Intermountain Healthcare has set an ambitious goal of reducing by 40 percent the number of opioids prescribed at its 22 hospitals and 180 clinics serving Utah and Idaho by the end of 2018. To reach its target, the provider organization will heavily leverage its health information technology infrastructure.

The plan calls for a decrease in the number of opioid tablets prescribed by more than 5 million annually, according to Todd Allen, MD, Intermountain’s acting chief quality officer, who says the organization is the first health system in the country to formally announce such an initiative.

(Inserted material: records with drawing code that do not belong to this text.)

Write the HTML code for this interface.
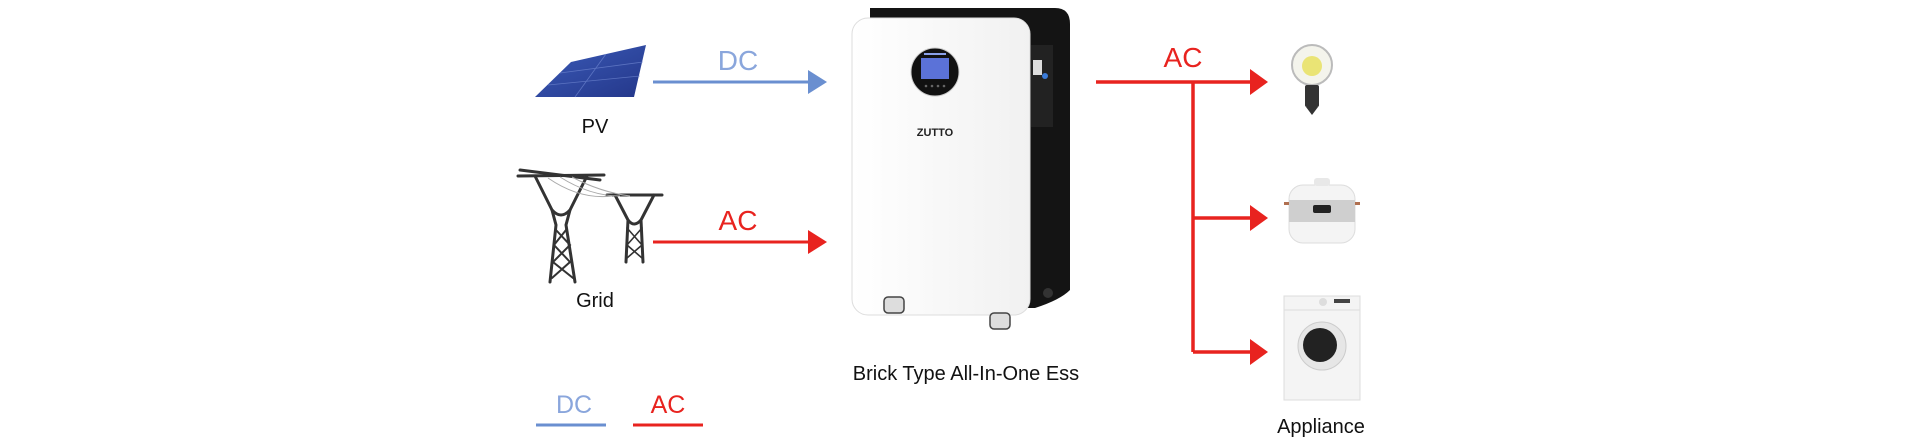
<!DOCTYPE html>
<html><head><meta charset="utf-8"><style>
html,body{margin:0;padding:0;background:#fff;}
svg{display:block;}
text{font-family:"Liberation Sans",Arial,sans-serif;}
</style></head><body>
<svg width="1920" height="444" viewBox="0 0 1920 444" xmlns="http://www.w3.org/2000/svg">
<defs>
<linearGradient id="pv" x1="0" y1="0" x2="1" y2="1"><stop offset="0" stop-color="#3b5bb8"/><stop offset="1" stop-color="#24378a"/></linearGradient>
<linearGradient id="wf" x1="0" y1="0" x2="1" y2="0"><stop offset="0" stop-color="#ffffff"/><stop offset="1" stop-color="#f1f1f1"/></linearGradient>
</defs>
<polygon points="535,97 571,62 646,45 634,97" fill="url(#pv)"/>
<g stroke="#6f86d0" stroke-width="0.8" opacity="0.7">
<line x1="548" y1="85" x2="640" y2="76"/><line x1="560" y1="73" x2="643" y2="62"/>
<line x1="606" y1="54" x2="575" y2="97"/>
</g>
<text x="595" y="133" font-size="20" text-anchor="middle" fill="#111">PV</text>
<line x1="653" y1="82" x2="812" y2="82" stroke="#6a8fd0" stroke-width="3"/>
<polygon points="808,70 827,82 808,94" fill="#6a8fd0"/>
<text x="738" y="70" font-size="28" text-anchor="middle" fill="#8aa6dc">DC</text>
<g stroke="#333" fill="none" stroke-width="3" stroke-linecap="round">
<line x1="518" y1="176" x2="604" y2="175"/>
<line x1="520" y1="170" x2="600" y2="180"/>
<path d="M535,176 L552,210 L556,225 L550,282 M587,176 L570,210 L566,225 L575,282"/>
<path d="M552,210 Q561,220 570,210"/>
<path d="M556,230 L570,245 L553,262 L573,278 M566,230 L554,245 L570,262 L552,278" stroke-width="2"/>
<line x1="607" y1="195" x2="662" y2="195"/>
<path d="M615,195 L628,220 L626,262 M654,195 L641,220 L643,262"/>
<path d="M628,220 Q634,228 641,220"/>
<path d="M627,228 L642,245 L627,258 M642,228 L627,245 L642,258" stroke-width="1.6"/>
</g>
<g stroke="#aaa" fill="none" stroke-width="1">
<path d="M548,178 Q580,200 612,196"/><path d="M560,177 Q590,196 620,196"/><path d="M572,177 Q600,192 630,196"/>
</g>
<text x="595" y="307" font-size="20" text-anchor="middle" fill="#111">Grid</text>
<line x1="653" y1="242" x2="812" y2="242" stroke="#e8231f" stroke-width="3"/>
<polygon points="808,230 827,242 808,254" fill="#e8231f"/>
<text x="738" y="230" font-size="28" text-anchor="middle" fill="#e8231f">AC</text>
<!-- Device -->
<path d="M870,8 L1055,8 Q1070,8 1070,24 L1070,290 Q1060,300 1035,308 L870,308 Z" fill="#141414"/>
<rect x="852" y="18" width="178" height="297" rx="16" fill="url(#wf)" stroke="#ddd" stroke-width="1"/>
<rect x="1031" y="45" width="22" height="82" fill="#222"/>
<rect x="1033" y="60" width="9" height="15" fill="#ddd"/>
<circle cx="1045" cy="76" r="3" fill="#3b7bd8"/>
<circle cx="935" cy="72" r="24" fill="#111" stroke="#ccc" stroke-width="1"/>
<rect x="921" y="58" width="28" height="21" fill="#5b72d8"/>
<rect x="924" y="53" width="22" height="2" fill="#8aa0e8"/>
<g fill="#666"><circle cx="926" cy="86" r="1.3"/><circle cx="932" cy="86" r="1.3"/><circle cx="938" cy="86" r="1.3"/><circle cx="944" cy="86" r="1.3"/></g>
<text x="935" y="136" font-size="11" font-weight="bold" text-anchor="middle" fill="#222">ZUTTO</text>
<g fill="#ddd" stroke="#444" stroke-width="1.5">
<rect x="884" y="297" width="20" height="16" rx="4"/><rect x="990" y="313" width="20" height="16" rx="4"/>
</g>
<circle cx="1048" cy="293" r="5" fill="#333"/>
<text x="966" y="380" font-size="20" text-anchor="middle" fill="#111">Brick Type All-In-One Ess</text>
<g stroke="#e8231f" stroke-width="3.5" fill="none">
<line x1="1096" y1="82" x2="1252" y2="82"/>
<line x1="1193" y1="82" x2="1193" y2="352"/>
<line x1="1193" y1="218" x2="1252" y2="218"/>
<line x1="1193" y1="352" x2="1252" y2="352"/>
</g>
<g fill="#e8231f">
<polygon points="1250,69 1268,82 1250,95"/>
<polygon points="1250,205 1268,218 1250,231"/>
<polygon points="1250,339 1268,352 1250,365"/>
</g>
<text x="1183" y="67" font-size="28" text-anchor="middle" fill="#e8231f">AC</text>
<circle cx="1312" cy="65" r="20" fill="#f4f4ec" stroke="#bbb" stroke-width="2"/>
<circle cx="1312" cy="66" r="10" fill="#e8e060" opacity="0.85"/>
<rect x="1305" y="85" width="14" height="22" rx="2" fill="#333"/>
<polygon points="1306,107 1318,107 1312,115" fill="#333"/>
<rect x="1289" y="185" width="66" height="58" rx="14" fill="#f4f4f4" stroke="#ddd"/>
<rect x="1289" y="200" width="66" height="22" fill="#cfcfcf"/>
<rect x="1313" y="205" width="18" height="8" rx="2" fill="#222"/>
<rect x="1314" y="178" width="16" height="8" rx="3" fill="#e8e8e8"/>
<rect x="1284" y="202" width="5" height="3" fill="#b07050"/><rect x="1355" y="202" width="5" height="3" fill="#b07050"/>
<rect x="1284" y="296" width="76" height="104" fill="#f4f4f4" stroke="#ddd"/>
<line x1="1284" y1="310" x2="1360" y2="310" stroke="#ddd"/>
<circle cx="1323" cy="302" r="4" fill="#ddd"/>
<rect x="1334" y="299" width="16" height="4" fill="#444"/>
<circle cx="1322" cy="346" r="24" fill="#e6e6e6" stroke="#ccc"/>
<circle cx="1320" cy="345" r="17" fill="#222"/>
<text x="1321" y="433" font-size="20" text-anchor="middle" fill="#111">Appliance</text>
<text x="574" y="413" font-size="25" text-anchor="middle" fill="#8aa6dc">DC</text>
<line x1="536" y1="425" x2="606" y2="425" stroke="#6a8fd0" stroke-width="3"/>
<text x="668" y="413" font-size="25" text-anchor="middle" fill="#e8231f">AC</text>
<line x1="633" y1="425" x2="703" y2="425" stroke="#e8231f" stroke-width="3"/>
</svg>
</body></html>
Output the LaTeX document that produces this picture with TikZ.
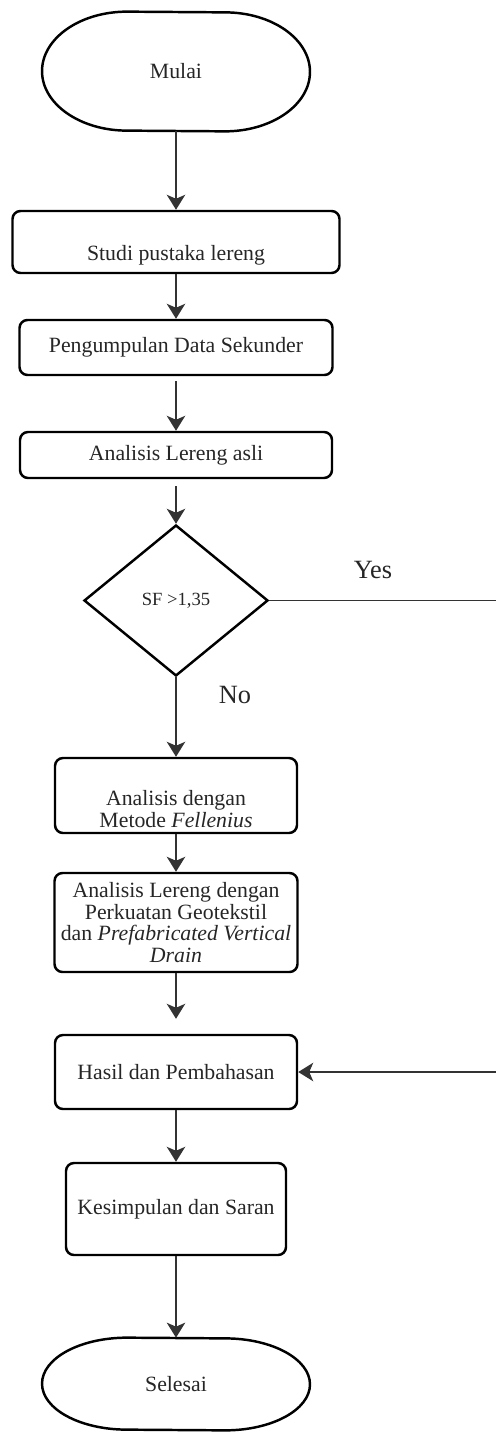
\documentclass[tikz,border=0pt]{standalone}
\usepackage{fontspec}
\setmainfont{Liberation Serif}
\usetikzlibrary{shapes.geometric, arrows.meta}

\newdimen\px
\px=0.02cm % one pixel of the original drawing

\begin{document}
\begin{tikzpicture}[x=\px, y=-\px,
	txt/.style={font=\fontsize{12.4}{12.4}\selectfont, text=black!85},
	box/.style={txt, draw, rounded corners=8\px, line width=1.4pt, align=center, inner sep=2\px},
	term/.style={txt, minimum width=268\px, inner sep=0pt},
	lbl/.style={font=\fontsize{15}{15}\selectfont, text=black!85},
	conn/.style={draw=black!80, line width=0.8pt, -{Stealth[length=0.3cm, width=0.37cm, inset=0.08cm]}}]

	\useasboundingbox (0,0) rectangle (496,1432);

	% start and end
	\node[term, minimum height=119\px] (mulai) at (176,71.5) {Mulai};
	\node[term, minimum height=92\px] (selesai) at (176,1384) {Selesai};
	\foreach \t/\h in {mulai/1.19cm, selesai/0.92cm}
		\draw[line width=1.4pt] ([xshift=-49\px]\t.north) arc[start angle=90, end angle=270, x radius=1.7cm, y radius=\h] -- ([xshift=49\px]\t.south) arc[start angle=-90, end angle=90, x radius=1.7cm, y radius=\h] -- cycle;

	% steps
	\node[box, minimum width=327\px, minimum height=62\px] (studi) at (176,242) {\strut\\[3pt]Studi pustaka lereng};
	\node[box, minimum width=313\px, minimum height=55\px] (kumpul) at (176,347.5) {Pengumpulan Data Sekunder};
	\node[box, minimum width=312\px, minimum height=46\px] (asli) at (176,455) {Analisis Lereng asli};
	\node[draw, diamond, minimum width=184\px, minimum height=151\px, inner sep=0pt, line width=1.4pt,
		font=\fontsize{10.6}{12}\selectfont, text=black!85] (sf) at (176,600.5) {SF >1,35};
	\node[box, minimum width=242\px, minimum height=75\px] (fell) at (176,795.5) {\strut\\[3pt]Analisis dengan\\Metode \textit{Fellenius}};
	\node[box, minimum width=243\px, minimum height=99\px] (geo) at (176,922.5) {Analisis Lereng dengan\\Perkuatan Geotekstil\\dan \textit{Prefabricated Vertical}\\\textit{Drain}};
	\node[box, minimum width=242\px, minimum height=74\px] (hasil) at (176,1072) {Hasil dan Pembahasan};
	\node[box, minimum width=220\px, minimum height=92\px] (simpul) at (176,1209) {Kesimpulan dan Saran};

	\node[lbl] (yes) at (373,570) {Yes};
	\node[lbl] (no) at (235,695) {No};
	\coordinate (yesturn) at (500,600.5);

	% connectors
	\draw[conn] (mulai) -- (studi);
	\draw[conn] (studi) -- (kumpul);
	\draw[conn, shorten <=0.1cm] (kumpul) -- (asli);
	\draw[conn, shorten <=0.14cm] (asli) -- (sf);
	\draw[conn] (sf) -- (fell);
	\draw[conn] (fell) -- (geo);
	\draw[conn, shorten >=0.3cm] (geo) -- (hasil);
	\draw[conn] (hasil) -- (simpul);
	\draw[conn] (simpul) -- (selesai);
	\draw[conn] (sf.east) -- (yesturn) |- (hasil.east);

\end{tikzpicture}
\end{document}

“When you look at the toll that these medicines take in our communities, we need to be aggressive,” says Allen, who notes that Utah—where Intermountain is based—ranks seventh in the nation for drug overdose deaths and has been ranked as high as fourth nationally in past years.

“We’re right up there at the top in terms of the damage that’s being inflicted upon our families and our communities,” he adds. “We knew that we needed to act differently.”

The announcement comes less than two weeks after President Donald Trump declared the opioid crisis to be a national emergency. However, Allen—who is an ER physician—describes the timing as a coincidence and contends that Intermountain was “headed there anyway” even without the presidential action.

Also See: Trump declares opioid epidemic a national emergency

Allen says Intermountain is taking a multi-pronged approach, which includes evidence-based best care practices and technology, to the problem of prescription opioids. He reveals that the health system has already trained about 2,500 clinicians on “the intricacies of pain management” with new policies and tools, and that training will be expanded to the organization’s other prescribers in Utah and Idaho.

“We’ll make the training more specific, both to specialties and to the patient populations that physicians and their care teams work with,” adds Allen. “We’ll really leverage the growing capabilities of our information technology infrastructure.”

In particular, Intermountain is adding prompts and default order sets into its Cerner electronic health record system to help reduce the number of tablets prescribed by having these resources built into the clinical workflow.

“We’re nearly at the end of the two and a half year cycle of installing (Cerner) across all of our 22 hospitals and 180 clinics,” says Allen. “One of the foundational principles behind cooperating with Cerner was to preserve the integrity and longevity of our enterprise data warehouse. Intermountain is known over the course of its history for having collected and organized data in a clinically meaningful way.”

The health system also taps into outside data sources. The Utah Division of Occupational and Professional Licensing maintains a Controlled Substance Database (CSD), which collects data on the dispensing of Schedule II-V drugs from all retail, institutional and outpatient hospital pharmacies, and in-state/out-of-state mail order pharmacies. Allen says one of the key features of Intermountain’s Cerner EHR is that it “seamlessly integrates” with the CSD.

Data is critical to the overall opioid reduction effort, according to Allen, who says he’s optimistic about the opportunities to make a difference when it comes to reducing prescriptions—thanks in large part to the evolution and maturity of technology.

“It’s absolutely important for clinicians, physicians to have accurate data that describes their patient population and their particular prescribing habits—and, what the results of those prescribing habits might be,” he observes. “Because we’re an integrated network, we’ve got really good data down to the physician level and clinical condition level about the number of opioid tablets and milligram morphine equivalency that are prescribed on a system, regional, hospital, clinic and provider basis.”

Having access to this kind of quality data will allow Intermountain to track in real time how the health system is progressing toward its goal of slashing prescriptions for opioid tablets by more than 5 million per year, Allen says. “The building blocks are there, but we’re really working on ironing out the whole experience in the Cerner platform,” he adds.

Of particular concern are the majority of opioid tablets that go unused and are left over in a patient’s medicine cabinet, warns Allen, who points to studies showing that two-thirds of all opioids misused and abused come from family members or friends.

“Currently, nationwide, providers tend to write prescriptions for more opioids than patients need, and large quantities of the medications are often left over after the need for pain relief is past,” said Doug Smith, MD, associate medical director at Intermountain Healthcare. “We will follow best practices in prescribing so the medications prescribed more closely match the needs of patients.”

At the same time, Smith emphasized that “patients with acute or chronic pain conditions will still be able to get the medications they need” and “have access to the full range of options to manage pain.”